Now don’t some of you testier folks go off on me and take this all personally. I am not saying that any teacher who doesn’t use tprs gives out meaningless worksheets and uses L1 in the classroom all the time. I am simply contrasting the strain of using tprs with the relative ease of lecturing students on grammar points and then giving out practice sheets. If that’s what you do, then go ahead and take this personally – just kidding.

So when we read posts wherein someone states that they have used tprs and found it wanting, pay attention certainly, but look to make sure they were using tprs. It takes a long time to get the hang of it. Some tprs-ers make it look easy b/c they can go into a class with no plan whatsoever and start a story which develops into a terrific fully-formed lesson, but that means there is a lot of experience and hard-won skills behind that performance. So it’s not easy.

My point is that as tprs spreads, you are going to see mutations. Judge them on their results but be aware that most successful tprs practioners can lay out a very carefully plotted sequence of steps AND are pretty committed and creative people with personalities suitable to engaging a roomfull of 7th graders. That latter talent alone is worth its weight in gold.

Finally, to my definitions:

The first is my own and therefore quite inadequate but is my understanding:

Theory: an explanation. That’s it. Unfortunately, most people are not disciplined enough to stick to the demands of a well-formed theory and accept unscientific explanations. Outside of science, that’s fine, but a theory of how people know a language is definitely within the realm of science and so we must construct theories.

From “Anthony, 1963” as cited in the first ed of Teacher’s Handbook but the bibliography does not list any Anthony, so I don’t know who Anthony is.

Approach – nature of language and language learning. The nature is based on a theory of language and language learning.

Method – how organized i.e. plan for presenting L2 to students in an orderly way.

Technique – what actually happens; trick, strategem, gimmick, contrivance to accomplish an objective

For example, I start with the theory that language is not learned the way academic subjects are, that the learning is a natural and unconscious process which can be repeated after L1 is acquired and that it is learned by starting with comprehension of messages which lays down the patterns of the language which can then be accessed to produce the language. (this is often labeled ’acquisition’ after Krashen in contrast to learning, which is an intellectual, highly cognitive, rule-getting academic process.

I then develop my approach based on this theory. My approach would necessarily involve comprehensible input to start with, leading to production after the internal model of L2 was built within the mind of the learner, and only after that would conscious knowledge of L2 structure be introduced.

This approach would imply a method wherein we would see the utilization of a graded presentation of input with plenty of possibilities for and encouragement of interaction among learners i.e not teacher-centered, and a subsequent push for production in speech and writing of the L2 patterns presumably layed down in the minds of the learners.

In order to carry out this method.

To activate all this, specific techniques in the classroom would depend on the age and academic readiness as well as social readiness of the students so that techniques would engage them in this largely unconscious acquisition process.
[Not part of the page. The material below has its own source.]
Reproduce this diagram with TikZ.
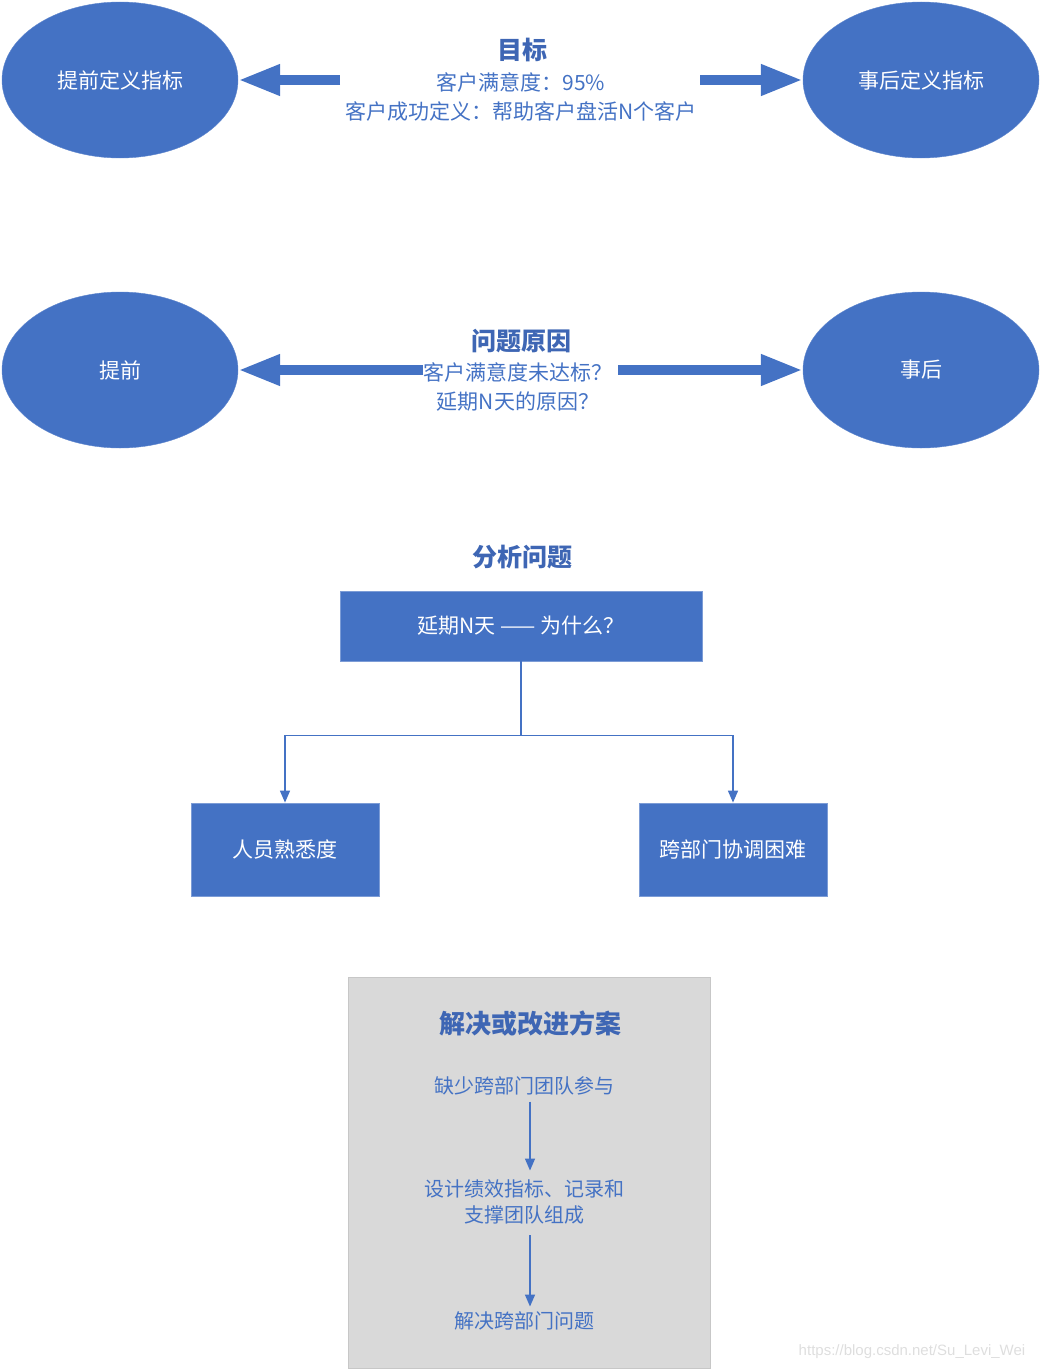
\documentclass[tikz,border=0pt]{standalone}
\usepackage{fontspec}
\setmainfont{Noto Sans CJK SC}
\newfontfamily\markfont{Liberation Sans}
\usetikzlibrary{shapes.geometric}
\usetikzlibrary{arrows.meta}

\definecolor{ppblue}{HTML}{4472C4}
\definecolor{pptitle}{HTML}{3E66B4}
\definecolor{ppgray}{HTML}{D9D9D9}

\newcommand{\txtsize}[2]{\fontsize{#1}{#2}\selectfont}

\begin{document}
\begin{tikzpicture}[x=1pt,y=-1pt,
  oval/.style={ellipse,fill=ppblue,draw=ppblue!85!white,minimum width=236pt,minimum height=156pt,inner sep=0pt,text=white,font=\txtsize{21}{26}},
  bluebox/.style={rectangle,fill=ppblue,draw=ppblue!70!white,line width=0.8pt,text=white,font=\txtsize{21}{26},inner sep=0pt},
  heading/.style={text=pptitle,font=\bfseries\txtsize{25}{30},inner sep=1pt},
  plain/.style={text=ppblue,font=\txtsize{20}{26},inner sep=1pt,align=center},
  wide/.style={plain,font=\txtsize{21}{26}},
  fatarrow/.style={ppblue,line width=10pt,-{Triangle[width=29pt,length=42pt]}},
  slimarrow/.style={ppblue,line width=1.5pt,-{Triangle[width=10pt,length=12pt]}}]
  \useasboundingbox (0,0) rectangle (1041,1370);

  % goal
  \node[oval] (defpre) at (120,80) {提前定义指标};
  \node[oval] (defpost) at (921,80) {事后定义指标};
  \node[heading] (goal) at (522,50) {目标};
  \node[wide] (goalA) at (521,82) {客户满意度：95\%};
  \node[wide] (goalB) at (521,111) {客户成功定义：帮助客户盘活N个客户};
  \coordinate (goalL) at (340,80);
  \coordinate (goalR) at (700,80);
  \draw[fatarrow] (goalL) -- (defpre);
  \draw[fatarrow] (goalR) -- (defpost);

  % causes
  \node[oval] (pre) at (120,370) {提前};
  \node[oval] (post) at (921,370) {事后};
  \node[heading] (cause) at (521,341) {问题原因};
  \node[wide] (causeA) at (518,372) {客户满意度未达标？};
  \node[wide] (causeB) at (518,402) {延期N天的原因？};
  \coordinate (causeL) at (423,370);
  \coordinate (causeR) at (618,370);
  \draw[fatarrow] (causeL) -- (pre);
  \draw[fatarrow] (causeR) -- (post);

  % analysis
  \node[heading] (analyse) at (522,557) {分析问题};
  \node[bluebox,minimum width=362pt,minimum height=70pt] (delay) at (521,626) {延期N天 —— 为什么？};
  \node[bluebox,minimum width=188pt,minimum height=93pt] (staff) at (285,849.5) {人员熟悉度};
  \node[bluebox,minimum width=188pt,minimum height=93pt] (cross) at (733,849.5) {跨部门协调困难};
  \draw[slimarrow] (delay.south) -- ++(0,74) -| (staff.north);
  \draw[slimarrow] (delay.south) -- ++(0,74) -| (cross.north);

  % solution
  \node[rectangle,fill=ppgray,draw=black!22,line width=0.8pt,minimum width=362pt,minimum height=391pt,inner sep=0pt] (solbox) at (529,1172.5) {};
  \node[heading,font=\bfseries\txtsize{26}{31}] (sol) at (530,1024) {解决或改进方案};
  \node[plain] (stepA) at (524,1086) {缺少跨部门团队参与};
  \node[plain] (stepB) at (524,1202) {设计绩效指标、记录和\\支撑团队组成};
  \node[plain] (stepC) at (524,1321) {解决跨部门问题};
  \draw[slimarrow,shorten <=5pt,shorten >=8pt] ([xshift=6pt]stepA.south) -- ([xshift=6pt]stepB.north);
  \draw[slimarrow,shorten <=10pt,shorten >=4pt] ([xshift=6pt]stepB.south) -- ([xshift=6pt]stepC.north);

  \node[text=black!13,font=\markfont\fontsize{15}{18}\selectfont,inner sep=0pt] (mark) at (912,1352) {https://blog.csdn.net/Su\_Levi\_Wei};
\end{tikzpicture}
\end{document}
Everything from puppets to drawing, talk-arounds, write-arounds, games and competitions, skits, story-telling, map work, story-writing, and on and on, ad infinitum.
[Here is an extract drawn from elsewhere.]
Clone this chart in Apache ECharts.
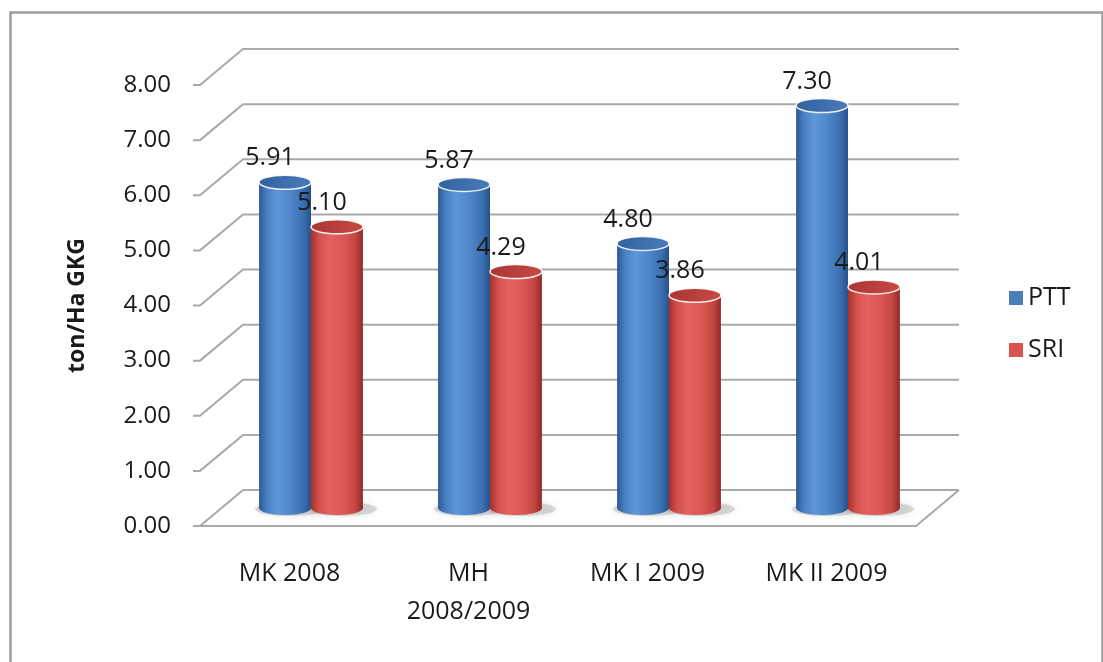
<!DOCTYPE html>
<html><head><meta charset="utf-8">
<script src="https://cdn.jsdelivr.net/npm/echarts@6/dist/echarts.min.js"></script>
<style>html,body{margin:0;padding:0;background:#fff}#c{width:1103px;height:662px}</style>
</head><body><div id="c"></div>
<script>
const categories = ['MK 2008', 'MH\n2008/2009', 'MK I 2009', 'MK II 2009'];
const pttValues = [5.91, 5.87, 4.80, 7.30];
const sriValues = [5.10, 4.29, 3.86, 4.01];
const yTicks = [0, 1, 2, 3, 4, 5, 6, 7, 8];
const seriesNames = ['PTT', 'SRI'];

const DEPTH = [43, -36];
const FONT = '"Open Sans", "Noto Sans", sans-serif';
const TEXT = '#1a1a1a';
const GRID_COLOR = '#a9a9a9';
const palettes = [
  { base: '#4a7ebb', topA: '#31609d', topB: '#4a7cbc',
    body: ['#2b5891', '#4a80c3', '#5e97d7', '#4f87ca', '#3b70b1', '#28508a'] },
  { base: '#d9534f', topA: '#a83532', topB: '#c94a46',
    body: ['#a5302d', '#d24f4b', '#e4625e', '#dc5a56', '#c64643', '#922927'] }
];

function cylinderRender(si) {
  return function (params, api) {
    const cat = api.value(0), val = api.value(1);
    const catW = api.size([1, 0])[0];
    const barW = catW * 0.29;
    const base = api.coord([cat, 0]);
    const topP = api.coord([cat, val]);
    const cx = base[0] + DEPTH[0] / 2 + (si === 0 ? -barW / 2 : barW / 2);
    const yb = base[1] + DEPTH[1] / 2;
    const yt = topP[1] + DEPTH[1] / 2;
    const rx = barW / 2, ry = 7;
    const p = palettes[si];
    const bodyFill = {
      type: 'linear', x: 0, y: 0, x2: 1, y2: 0,
      colorStops: [
        { offset: 0, color: p.body[0] }, { offset: 0.15, color: p.body[1] },
        { offset: 0.35, color: p.body[2] }, { offset: 0.6, color: p.body[3] },
        { offset: 0.85, color: p.body[4] }, { offset: 1, color: p.body[5] }
      ]
    };
    return {
      type: 'group',
      children: [
        { type: 'ellipse', shape: { cx: cx + 5, cy: yb + 1, rx: rx + 9, ry: ry },
          style: { fill: 'rgba(170,170,170,0.4)', shadowBlur: 6, shadowColor: 'rgba(130,130,130,0.5)' }, z2: 1 },
        { type: 'ellipse', shape: { cx: cx, cy: yb, rx: rx, ry: ry }, style: { fill: bodyFill }, z2: 2 },
        { type: 'rect', shape: { x: cx - rx, y: yt, width: barW, height: yb - yt }, style: { fill: bodyFill }, z2: 3 },
        { type: 'ellipse', shape: { cx: cx, cy: yt, rx: rx, ry: ry },
          style: { fill: { type: 'linear', x: 0, y: 0, x2: 1, y2: 1,
            colorStops: [{ offset: 0, color: p.topA }, { offset: 1, color: p.topB }] },
            stroke: 'rgba(255,255,255,0.9)', lineWidth: 1.5 }, z2: 4 },
        { type: 'text', z2: 50,
          style: { text: val.toFixed(2), x: cx - 15, y: yt - 24, align: 'center', verticalAlign: 'middle',
            fill: TEXT, fontSize: 25, fontFamily: FONT } }
      ]
    };
  };
}

function wallRender(params, api) {
  const v = api.value(1);
  const cs = params.coordSys;
  const L = cs.x, R = cs.x + cs.width;
  const y = api.coord([0, v])[1];
  const style = { stroke: GRID_COLOR, lineWidth: 2, fill: 'none' };
  const children = [
    { type: 'polyline', shape: { points: [[L - 7, y], [L, y], [L + DEPTH[0], y + DEPTH[1]], [R + DEPTH[0], y + DEPTH[1]]] }, style: style }
  ];
  if (v === 0) {
    children.push({ type: 'polyline', shape: { points: [[L, y], [R, y], [R + DEPTH[0], y + DEPTH[1]]] }, style: style });
  }
  return { type: 'group', children: children };
}

const chart = echarts.init(document.getElementById('c'), null, { renderer: 'canvas' });
chart.setOption({
  backgroundColor: '#ffffff',
  animation: false,
  textStyle: { fontFamily: FONT },
  graphic: [{
    type: 'rect', left: 8, top: 10, silent: true,
    shape: { width: 1092, height: 700 },
    style: { fill: 'none', stroke: '#9d9d9d', lineWidth: 2.5 }
  }],
  grid: { left: 200, right: 187, top: 85, bottom: 136 },
  legend: {
    orient: 'vertical', left: 1004, top: 280,
    itemWidth: 14, itemHeight: 14, itemGap: 26,
    icon: 'rect',
    data: seriesNames,
    textStyle: { fontSize: 25, color: TEXT, fontFamily: FONT, lineHeight: 26 }
  },
  xAxis: {
    type: 'category', data: categories,
    axisLine: { show: false }, axisTick: { show: false }, splitLine: { show: false },
    axisLabel: { fontSize: 25, color: TEXT, lineHeight: 38, margin: 29, interval: 0, fontFamily: FONT }
  },
  yAxis: {
    type: 'value', min: 0, max: 8, interval: 1,
    name: 'ton/Ha GKG', nameLocation: 'middle', nameGap: 111,
    nameTextStyle: { fontSize: 23, fontWeight: 'bold', color: TEXT, fontFamily: FONT },
    axisLine: { show: false }, axisTick: { show: false }, splitLine: { show: false },
    axisLabel: { fontSize: 24, color: TEXT, margin: 29, fontFamily: FONT, formatter: v => v.toFixed(2) }
  },
  series: [
    { type: 'custom', name: '_wall', silent: true, renderItem: wallRender,
      data: yTicks.map(v => [0, v]), encode: { x: 0, y: 1 }, z: 1 },
    { type: 'custom', name: seriesNames[0], renderItem: cylinderRender(0),
      itemStyle: { color: palettes[0].base },
      data: pttValues.map((v, i) => [i, v]), encode: { x: 0, y: 1 }, z: 2 },
    { type: 'custom', name: seriesNames[1], renderItem: cylinderRender(1),
      itemStyle: { color: palettes[1].base },
      data: sriValues.map((v, i) => [i, v]), encode: { x: 0, y: 1 }, z: 2 }
  ]
});
</script>
</body></html>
This would in no way preclude the appeal to conscious knowledge of the L2 patterns in the form of verb walls and other charts and diagrams, tprs-style ’pop-ups’, paradigms, etc., again, depending on the proclivities and expectations of the learners. But no one would be expected to be able to engage in interpretation, presentation or interaction in L2 based on grammar explanations alone. And at all times, assessment would look to the learner’s proficiency in communicating something meaningful in L2.

Re “traditional methods”. I’m with Krashen: the traditional teaching method for fl was akin to the Natural Approach of Terrell or communicative efforts in general, like tprs. After all, story-telling is the oldest and most wide-spread means of education among humans. Books in the late 19th century clearly show a ’use the language’ approach to 2nd language education. What happened was that it was used with modern languages which had not yet found a niche in the public school system. In order to get modern languages placed there, advocates were forced to adapt modern language teaching to the approved methods for teaching the classical languages, Latin and Greek.
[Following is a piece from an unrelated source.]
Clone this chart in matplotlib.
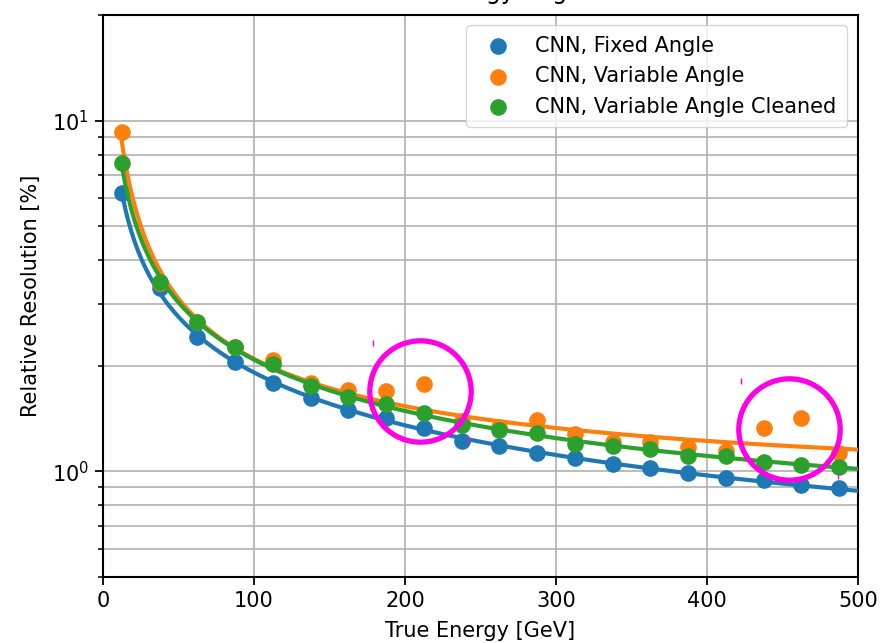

But even there, there had been a change. Waquet shows that those Latin speech communities in Europe were formed by people who entered institutions at the age of 5 or 6 where they were brought along much as Frank Smith describes language and writing acquisition in his essay, “Joining the Literacy Club”, i.e. everyone accepted you, knew you would eventuall acquire the community’s means of communication but did not expect you to be perfect. No pressure, just love – well, that might be an exaggeration. I am speaking, of course, of the monastic religious communities entered by so many youngsters in the Middle Ages when Latin flourished as a means of communication, a lingua franca. It WAS NOT taught via grammar explanations and drill.

So what did happen? In the 19th century in Germany, if I have this right, a method called grammar/translation was developed. The aim was to nail down the grammar completely before contemplating reading for meaning. It was seen as a wonderful means for developing mental abilities like discipline and analysis, which it probably is. But there was no need to communicate in Latin anymore, so the focus was taken off that.

Along come the modern languages, forced to adopt the same method to prove how “serious” they were as academic subjects worthy of being taught to young master Fauntleroy. I have a Latin teacher’s manual that ridicules the notion of teaching modern languages, so those advocates of German, French, Spanish, etc. had an uphill battle. They settled for 2 years only b/c they assumed everyone had already been studying Latin and Greek for years and so would need only brief instruction in the “simpler” modern tongues.

Along came WW II to show us the vacuity of this approach for reaching proficiency, and we relied on behavioral psychology and structural lingustics, resulting in ALM. Then the cognitive psychologists decided we needed to learn and understand the rules of L2, and that approach continues to dominate in classrooms to this day.